Although it’s a little premature to write their obituary, The Chemical Brothers’ chief contribution to British music seems clear: a brilliant confidence trick that seduced rock traditionalists into liking dance music. Superficially, Tom Rowlands and Ed Simons’ story is similar to many of their generation?unassuming indie boys who went to college in the late ’80s and were drawn into the acid house scene. But unlike many of their contemporaries, Rowlands and Simons actively courted rock’n’roll credibility while epitomising the cliche of the ‘faceless DJ’.

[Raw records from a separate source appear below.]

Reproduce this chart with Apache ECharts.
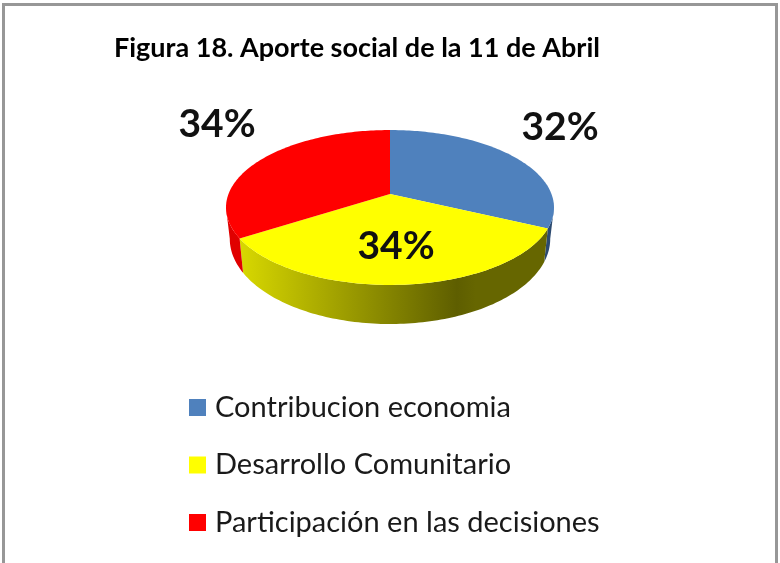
<!DOCTYPE html>
<html>
<head>
<meta charset="utf-8">
<style>html,body{margin:0;padding:0;background:#fff}#c{width:780px;height:563px}</style>
<script src="https://cdn.jsdelivr.net/npm/echarts@6/dist/echarts.min.js"></script>
</head>
<body>
<div id="c"></div>
<script>
const titleText = 'Figura 18. Aporte social de la 11 de Abril';
const categories = ['Contribucion economia', 'Desarrollo Comunitario', 'Participación en las decisiones'];
const shares = [32, 34, 34];

const colors = ['#4f81bd', '#ffff00', '#ff0000'];
const wallStops = [
  [[0, '#2c4a70'], [1, '#2c4a70']],
  [[0, '#d8d800'], [0.70, '#5e5e00'], [0.76, '#666600'], [1, '#666600']],
  [[0, '#e00000'], [1, '#d00000']]
];
const labelAnchors = [[560, 127], [396, 246], [217, 124]];

const apexX = 390, apexY = 194;
const persp = 0.174, radX = 161.5, radY = 75.1;
const total = shares.reduce((a, b) => a + b, 0);

function project(theta) {
  const u = Math.sin(theta), v = Math.cos(theta), d = 1 + persp * v;
  return [apexX + radX * u / d, apexY - radY * v / d];
}
function lower(p) {
  return [apexX + (p[0] - apexX) * 0.977, p[1] + 30 + 0.1 * (p[1] - apexY)];
}
function arcPoints(a0, a1) {
  const n = Math.max(2, Math.ceil(Math.abs(a1 - a0) / 0.02));
  const pts = [];
  for (let i = 0; i <= n; i++) pts.push(project(a0 + (a1 - a0) * i / n));
  return pts;
}
function sliceRange(index) {
  let before = 0;
  for (let i = 0; i < index; i++) before += shares[i];
  return [before / total * 2 * Math.PI, (before + shares[index]) / total * 2 * Math.PI];
}
// The rim is visible as a wall only where it faces the viewer.
const silhouette = Math.acos(-persp);

function renderSlice(params, api) {
  const idx = params.seriesIndex;
  const [a0, a1] = sliceRange(idx);
  const children = [];
  const w0 = Math.max(a0, silhouette), w1 = Math.min(a1, 2 * Math.PI - silhouette);
  if (w1 > w0) {
    const rim = arcPoints(w0, w1);
    const wall = rim.concat(rim.slice().reverse().map(lower));
    children.push({
      type: 'polygon',
      shape: { points: wall },
      style: {
        fill: {
          type: 'linear', global: true,
          x: 240, y: 0, x2: 550, y2: 0,
          colorStops: wallStops[idx].map(s => ({ offset: s[0], color: s[1] }))
        }
      }
    });
  }
  children.push({
    type: 'polygon',
    shape: { points: [[apexX, apexY]].concat(arcPoints(a0, a1)) },
    style: { fill: api.visual('color') }
  });
  children.push({
    type: 'text',
    z2: 10,
    style: {
      x: labelAnchors[idx][0], y: labelAnchors[idx][1],
      text: api.value(0) + '%',
      fill: '#111',
      font: 'bold 39px Lato',
      align: 'center', verticalAlign: 'middle'
    }
  });
  return { type: 'group', children };
}

const chart = echarts.init(document.getElementById('c'), null, { renderer: 'canvas' });
chart.setOption({
  animation: false,
  backgroundColor: '#fff',
  title: {
    text: titleText,
    left: 114, top: 35, padding: 0,
    textStyle: { fontFamily: 'Lato', fontWeight: 'bold', fontSize: 27, color: '#000' }
  },
  legend: {
    orient: 'vertical',
    left: 189, top: 393, padding: 0,
    icon: 'rect',
    itemWidth: 17, itemHeight: 17, itemGap: 28.5,
    selectedMode: false,
    textStyle: { fontFamily: 'Lato', fontSize: 29, color: '#1a1a1a', padding: [0, 0, 0, 4] },
    data: categories
  },
  graphic: [{
    type: 'rect', silent: true, z: -1,
    shape: { x: 3.5, y: 4.5, width: 773, height: 620 },
    style: { fill: '#fff', stroke: '#979797', lineWidth: 3 }
  }],
  series: categories.map((name, i) => ({
    type: 'custom',
    name,
    coordinateSystem: 'none',
    itemStyle: { color: colors[i] },
    renderItem: renderSlice,
    data: [[shares[i]]]
  }))
});
</script>
</body>
</html>
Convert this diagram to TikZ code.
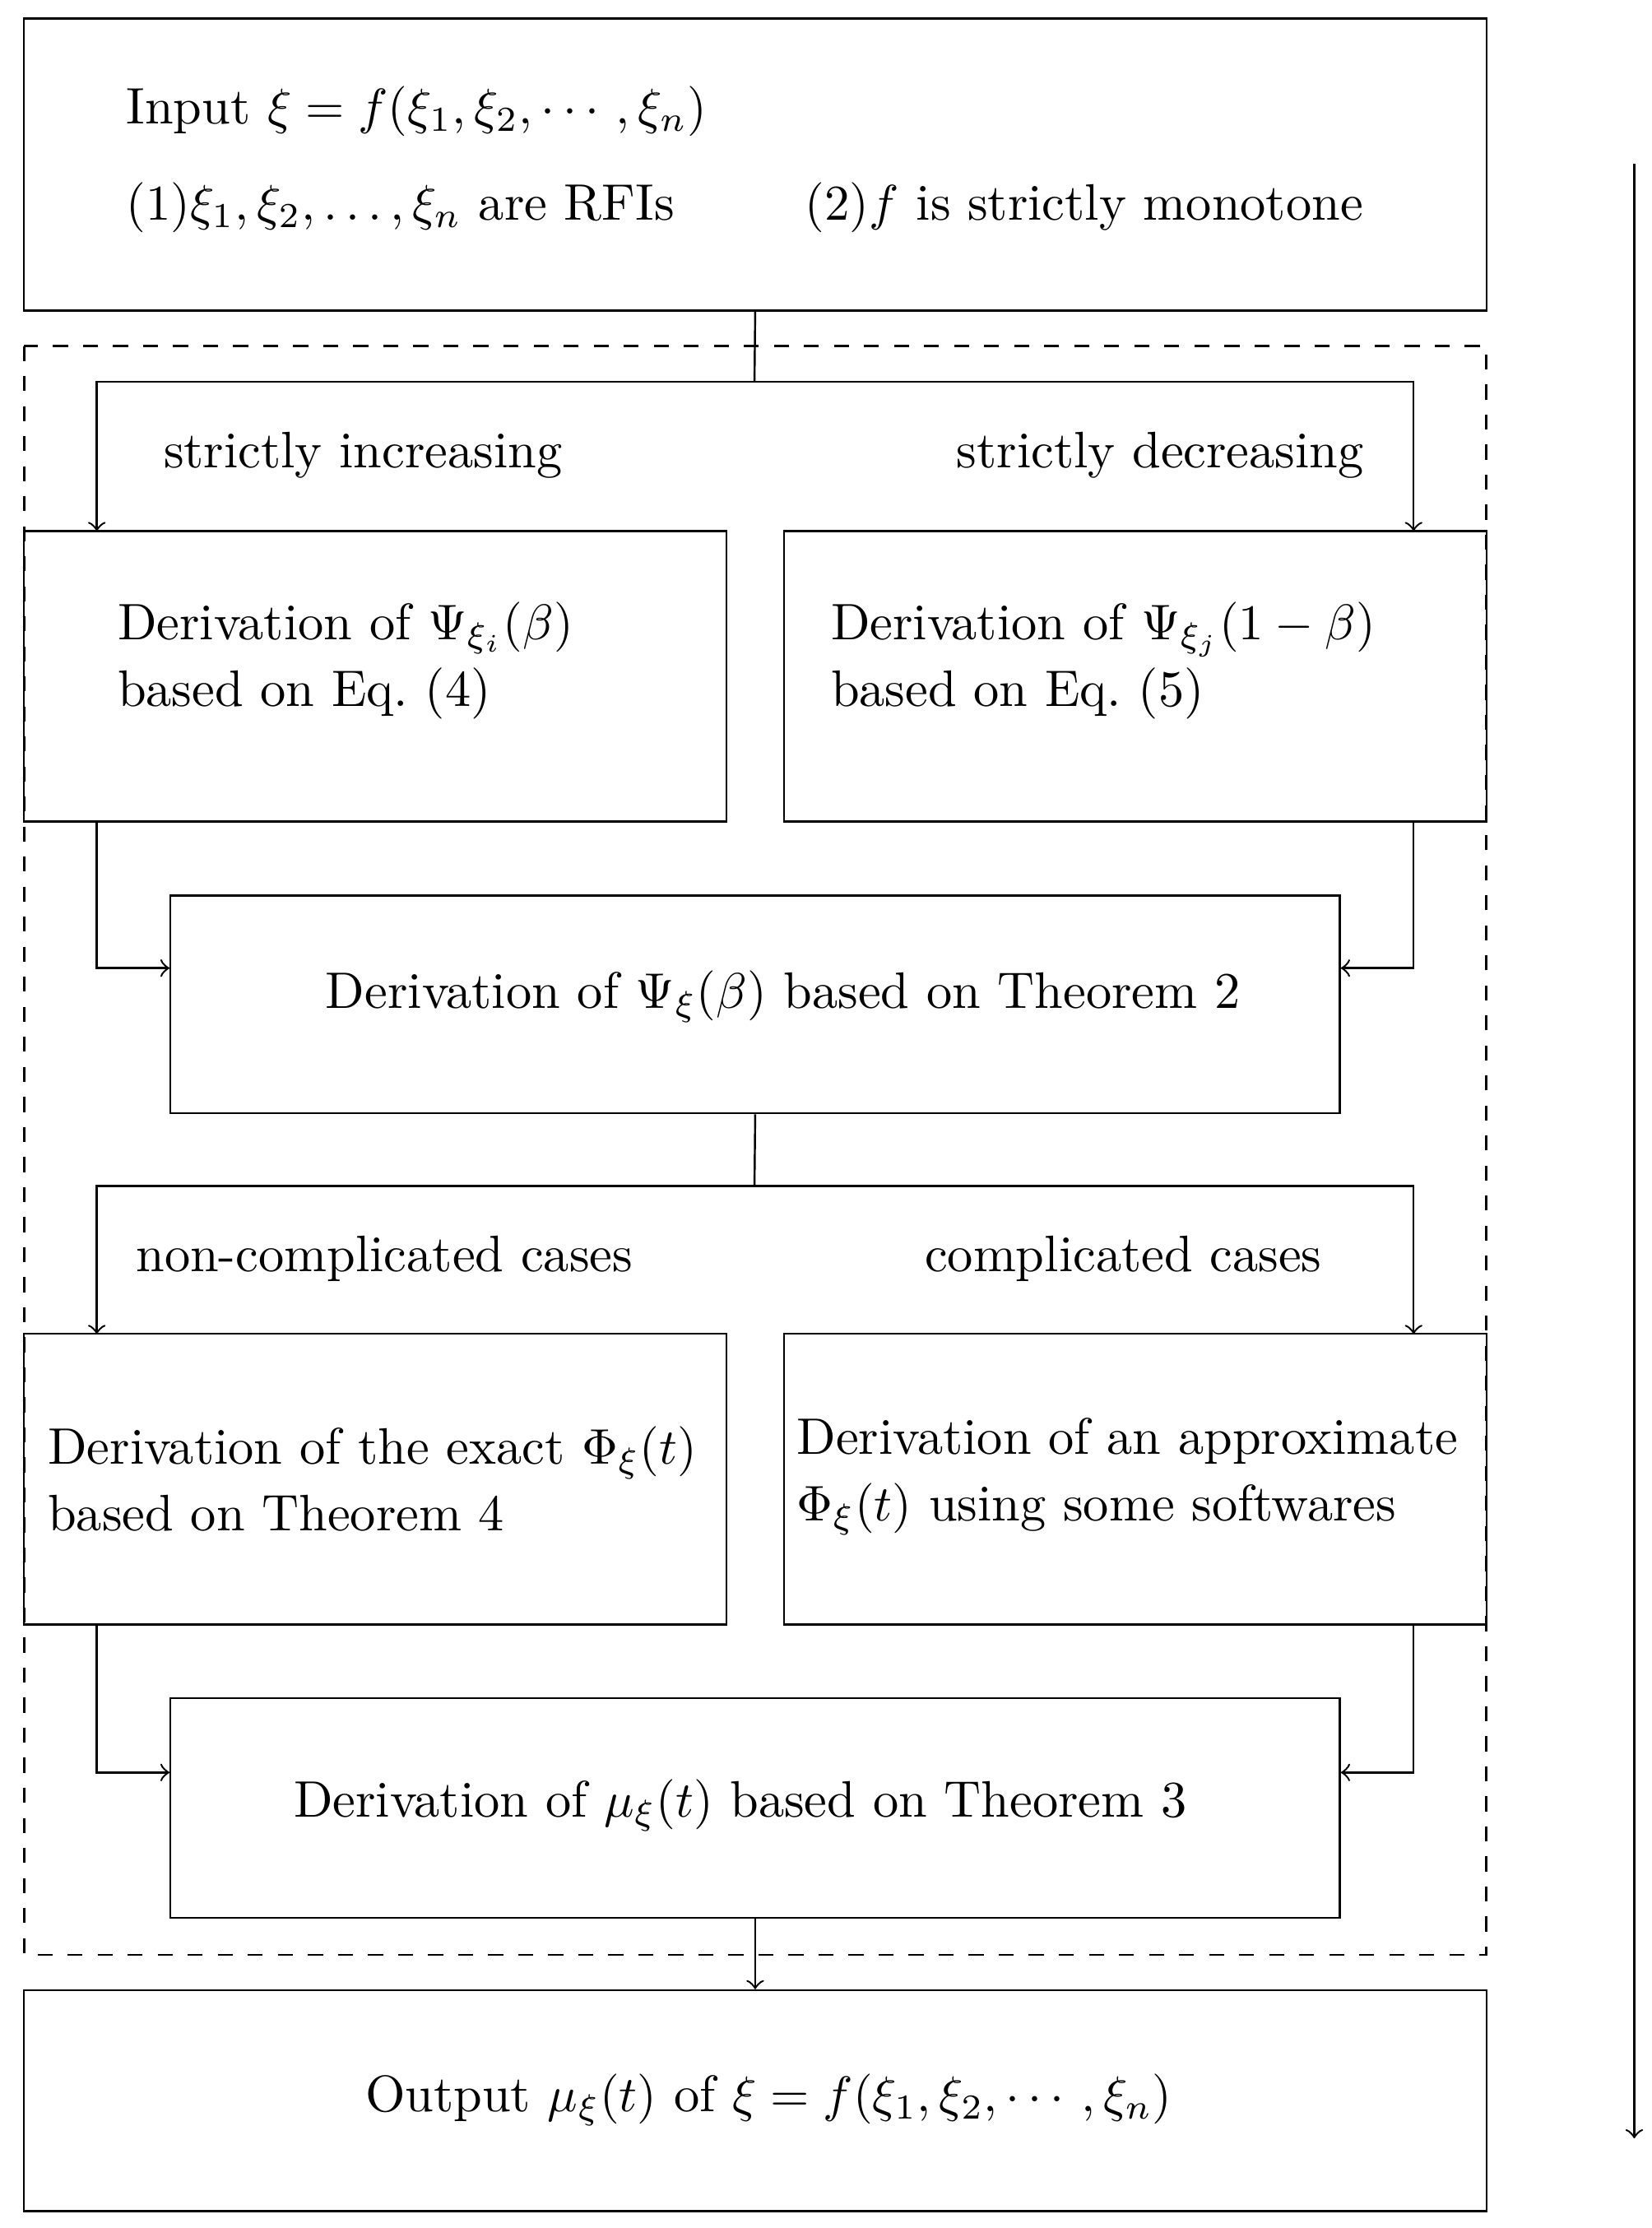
\documentclass[tikz,border=0pt]{standalone}
\usepackage{amsmath}
\usetikzlibrary{arrows}
\tikzset{
  box/.style={rectangle, draw=black, inner sep=0pt},
  txt/.style={anchor=west, inner sep=0pt, align=left, font=\fontsize{10.25}{13.3}\selectfont},
  lbl/.style={inner sep=0pt, font=\fontsize{10.25}{13.3}\selectfont},
  arrow/.style={->,>=to},
}
\begin{document}
\begin{tikzpicture}[x=0.01cm, y=-0.01cm]
\useasboundingbox (0,0) rectangle (1160,1565);
% boxes
\node (input) [box, minimum width=10.27cm, minimum height=2.05cm] at (530.5,115.5) {};
\node (psii) [box, minimum width=4.93cm, minimum height=2.04cm] at (263.5,475) {};
\node (psij) [box, minimum width=4.93cm, minimum height=2.04cm] at (797.5,475) {};
\node (psi) [box, minimum width=8.21cm, minimum height=1.53cm] at (530.5,705.5) {};
\node (exact) [box, minimum width=4.93cm, minimum height=2.04cm] at (263.5,1039) {};
\node (approx) [box, minimum width=4.93cm, minimum height=2.04cm] at (797.5,1039) {};
\node (mu) [box, minimum width=8.21cm, minimum height=1.54cm] at (530.5,1270) {};
\node (output) [box, minimum width=10.27cm, minimum height=1.55cm] at (530.5,1475.5) {};
\draw[dashed] (17,243) rectangle (1044,1373);
% texts
\node [lbl, anchor=west] at (88,78) {Input $\xi=f(\xi_1,\xi_2,\cdots,\xi_n)$};
\node [lbl, anchor=west] at (88,146) {$(1)\xi_1,\xi_2,\ldots,\xi_n$ are RFIs};
\node [lbl, anchor=west] at (565,146) {$(2)f$ is strictly monotone};
\node [lbl] at (255,320) {strictly increasing};
\node [lbl] at (815,320) {strictly decreasing};
\node [txt] at (82,464) {Derivation of $\Psi_{\xi_i}(\beta)$\\based on Eq.~(4)};
\node [txt] at (583,464) {Derivation of $\Psi_{\xi_j}(1-\beta)$\\based on Eq.~(5)};
\node [lbl] at (550,700) {Derivation of $\Psi_\xi(\beta)$ based on Theorem 2};
\node [lbl] at (270,884) {non-complicated cases};
\node [lbl] at (789,884) {complicated cases};
\node [txt] at (33,1039) {Derivation of the exact $\Phi_\xi(t)$\\based on Theorem 4};
\node [txt] at (559,1037) {Derivation of an approximate\\$\Phi_\xi(t)$ using some softwares};
\node [lbl] at (520,1268) {Derivation of $\mu_\xi(t)$ based on Theorem 3};
\node [lbl] at (540,1475) {Output $\mu_\xi(t)$ of $\xi=f(\xi_1,\xi_2,\cdots,\xi_n)$};
% connectors
\coordinate (split1) at (530,268);
\coordinate (split2) at (530,833);
\coordinate (top) at (1148,115);
\coordinate (bottom) at (1148,1502);
\draw (input.south) -- (split1);
\draw [arrow] (split1) -| (68,373);
\draw [arrow] (split1) -| (993,373);
\draw [arrow] (68,577) |- (psi.west |- 0,680);
\draw [arrow] (993,577) |- (psi.east |- 0,680);
\draw (psi.south) -- (split2);
\draw [arrow] (split2) -| (68,937);
\draw [arrow] (split2) -| (993,937);
\draw [arrow] (68,1141) |- (mu.west |- 0,1245);
\draw [arrow] (993,1141) |- (mu.east |- 0,1245);
\draw [arrow] (mu.south) -- (output.north);
\draw [arrow] (top) -- (bottom);
\end{tikzpicture}
\end{document}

Singles 93-03 is a handy catalogue of The Chemical Brothers’ adventures, from their amyl-splattered early days in residence at the Heavenly Social, through the short, blokey heyday of big beat and onto bombastic stadium techno. Continuously, there’s that desire to poke up a limber new music with old rock cachet, so that even their excellent, spunky debut single arrives with a historically resonant title, “Song To The Siren”.
The problems?and commercial glories?really come with the superstar collaborators. Noel Gallagher’s presence on “Setting Sun” might have provided massive crossover appeal, but it also brings a characteristic prosaicism, detracting from the track’s nifty fusion of breakbeat and “Tomorrow Never Knows”-style atmospherics. Further work with Gallagher, Richard Ashcroft and Bernard Sumner is equally patchy, while Wayne Coyne is charming enough on the new “The Golden Path” (see The Chems vs The Lips, p96), even if the tune’s one-dimensional compared with his own work. Ironically, it’s Coyne’s old associates Mercury Rev who emerge best, applying unstable textures to the instrumental whirl of “The Private Psychedelic Reel”.
The fact that the best Chemical Brothers tracks are repetitive beat matrixes rather than rock star-assisted songs is beside the point. The latter is where the band’s reputation now rests. Which leaves Rowlands and Simons looking like either fanboys on a methodical campaign to work with all their heroes, or canny networkers who’ve expanded their business by tapping into a conservative rock market. As Brothers who’ve worked it out, perhaps, but only to the detriment of their art.